Man looking at cloud with shield and lock symbol with a magnifying glass.

Image source: Getty Images.

Operating margin below forecasts

The contrast between F5's declining legacy hardware business and the growth of its cloud and cybersecurity software portfolio shows the company's shift to software-based solutions is materializing.

In 2018, management had forecasted that shift would drive non-GAAP operating margin in the range of 35% to 37% during 2019 and 2020. It then lowered that range to 33% to 35% following the acquisition of NGINX.

However, given the company's second-quarter non-GAAP operating margin of 29.1%, that goal seems still far away. And management forecasted the operating margin to drop below 28% during the next quarter, based on the midpoint of guidance.

Most likely, the acquisition of Shape explains these lower-than-forecasted margins. Thus, investors should keep in mind that F5 must still deliver flawless execution to integrate its acquisitions and improve its operating margins in the high 30s in the medium term, as management initially planned.


Many companies would dream of F5's current non-GAAP operating margin in the high 20s, though. But investors should keep in mind that these non-GAAP results exclude some important items.

For instance, F5's second-quarter non-GAAP operating income excluded $23.5 million of acquisition-related costs. Management discussed during the earnings call that it would prioritize the integration of NGINX and Shape before pursuing other acquisitions. Yet since the company is likely to still rely on acquisitions over the long term to fuel its growth, investors should consider a portion of these acquisition-related costs as a recurring item.

Management also excludes share-based compensation (SBC) from non-GAAP results, but this non-cash expense represents a real cost to shareholders as it increases the number of shares, which diminishes their value. During the last quarter, SBC amounted to $51.2 million, or 8.7% of revenue, and SBC should reach $52 million to $53 million next quarter.

As a result, taking into account some other minor items that were also excluded from non-GAAP calculations, F5's second-quarter non-GAAP operating margin of 29.1% translated into a much lower GAAP operating margin of 14.3%. And given the recurring nature of SBC and other costs excluded from non-GAAP results, you should expect the difference between F5's GAAP and non-GAAP earnings to remain significant over the next several years. 

Effect on valuation

F5's transition to software-based solutions is materializing, and the company remains solid with $1.0 billion of cash, cash equivalents, and investments that far exceed its $400 million term loan.
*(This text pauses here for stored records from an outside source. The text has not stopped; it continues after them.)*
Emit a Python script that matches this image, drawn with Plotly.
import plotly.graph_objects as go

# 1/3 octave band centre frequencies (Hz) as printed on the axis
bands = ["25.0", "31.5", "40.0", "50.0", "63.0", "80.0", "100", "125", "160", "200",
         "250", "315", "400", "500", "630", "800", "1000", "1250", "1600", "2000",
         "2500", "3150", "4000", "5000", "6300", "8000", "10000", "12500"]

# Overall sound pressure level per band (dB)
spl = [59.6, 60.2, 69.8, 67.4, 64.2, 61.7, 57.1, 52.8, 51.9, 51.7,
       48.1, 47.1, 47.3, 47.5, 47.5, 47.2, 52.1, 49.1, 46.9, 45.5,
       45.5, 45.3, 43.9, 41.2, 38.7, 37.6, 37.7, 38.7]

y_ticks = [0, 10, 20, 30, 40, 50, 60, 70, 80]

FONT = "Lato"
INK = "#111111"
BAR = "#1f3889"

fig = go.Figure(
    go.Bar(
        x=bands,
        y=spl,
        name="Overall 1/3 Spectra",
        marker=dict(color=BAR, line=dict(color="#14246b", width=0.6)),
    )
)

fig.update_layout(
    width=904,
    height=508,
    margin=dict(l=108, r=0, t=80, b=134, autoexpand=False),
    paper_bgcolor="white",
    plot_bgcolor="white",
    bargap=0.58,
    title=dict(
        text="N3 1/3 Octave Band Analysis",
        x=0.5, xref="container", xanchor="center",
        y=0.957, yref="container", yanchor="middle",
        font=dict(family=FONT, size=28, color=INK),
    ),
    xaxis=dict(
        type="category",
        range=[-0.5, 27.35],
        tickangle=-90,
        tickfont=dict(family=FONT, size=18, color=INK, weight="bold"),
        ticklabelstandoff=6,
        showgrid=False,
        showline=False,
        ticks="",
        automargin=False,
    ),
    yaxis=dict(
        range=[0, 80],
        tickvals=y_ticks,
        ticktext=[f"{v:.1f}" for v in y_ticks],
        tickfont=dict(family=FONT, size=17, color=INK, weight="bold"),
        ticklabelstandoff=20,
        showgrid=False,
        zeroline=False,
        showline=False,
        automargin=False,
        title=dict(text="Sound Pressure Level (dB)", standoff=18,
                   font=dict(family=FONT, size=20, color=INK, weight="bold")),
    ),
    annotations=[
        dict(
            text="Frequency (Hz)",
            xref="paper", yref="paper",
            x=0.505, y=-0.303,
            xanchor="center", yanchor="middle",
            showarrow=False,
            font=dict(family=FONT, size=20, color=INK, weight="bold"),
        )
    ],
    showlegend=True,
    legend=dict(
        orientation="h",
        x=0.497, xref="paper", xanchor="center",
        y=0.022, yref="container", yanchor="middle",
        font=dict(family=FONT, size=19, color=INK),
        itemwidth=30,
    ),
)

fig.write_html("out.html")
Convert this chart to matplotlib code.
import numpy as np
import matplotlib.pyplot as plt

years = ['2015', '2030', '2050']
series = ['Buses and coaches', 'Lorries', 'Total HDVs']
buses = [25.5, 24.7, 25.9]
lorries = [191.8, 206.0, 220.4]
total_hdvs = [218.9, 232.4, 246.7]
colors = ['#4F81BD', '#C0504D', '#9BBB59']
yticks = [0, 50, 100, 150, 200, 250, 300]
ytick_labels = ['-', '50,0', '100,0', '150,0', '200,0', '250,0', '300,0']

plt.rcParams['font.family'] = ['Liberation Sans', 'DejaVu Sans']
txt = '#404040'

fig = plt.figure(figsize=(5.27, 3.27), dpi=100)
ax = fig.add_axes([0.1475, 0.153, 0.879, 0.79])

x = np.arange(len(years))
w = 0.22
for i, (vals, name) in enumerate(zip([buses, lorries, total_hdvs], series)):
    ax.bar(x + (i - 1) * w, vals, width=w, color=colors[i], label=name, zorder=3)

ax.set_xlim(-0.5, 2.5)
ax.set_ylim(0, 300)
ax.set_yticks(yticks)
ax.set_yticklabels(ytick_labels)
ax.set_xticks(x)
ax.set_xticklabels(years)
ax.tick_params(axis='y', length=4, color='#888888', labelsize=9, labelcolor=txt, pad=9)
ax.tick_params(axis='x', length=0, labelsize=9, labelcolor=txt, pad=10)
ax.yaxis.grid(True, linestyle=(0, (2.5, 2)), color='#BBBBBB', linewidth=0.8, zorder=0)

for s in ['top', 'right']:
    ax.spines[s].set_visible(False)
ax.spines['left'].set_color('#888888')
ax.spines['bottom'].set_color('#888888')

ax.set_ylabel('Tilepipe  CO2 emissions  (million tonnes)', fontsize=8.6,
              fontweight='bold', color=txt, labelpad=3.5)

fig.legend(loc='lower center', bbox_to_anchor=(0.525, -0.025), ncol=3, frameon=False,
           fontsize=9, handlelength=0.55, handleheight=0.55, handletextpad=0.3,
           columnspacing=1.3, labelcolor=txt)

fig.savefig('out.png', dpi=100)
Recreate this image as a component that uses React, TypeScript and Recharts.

However, investors should value the company with prudence. 

Based on the last 12 months, F5 looks like a cheap tech stock, given its enterprise value-to-sales ratio of 3.6 in the context of its 7% revenue growth at a non-GAAP operating margin close to 30%. But that ratio becomes much less attractive if you measure it against the company's low-single-digit organic revenue growth (growth without acquisitions) and GAAP operating margin below 15%.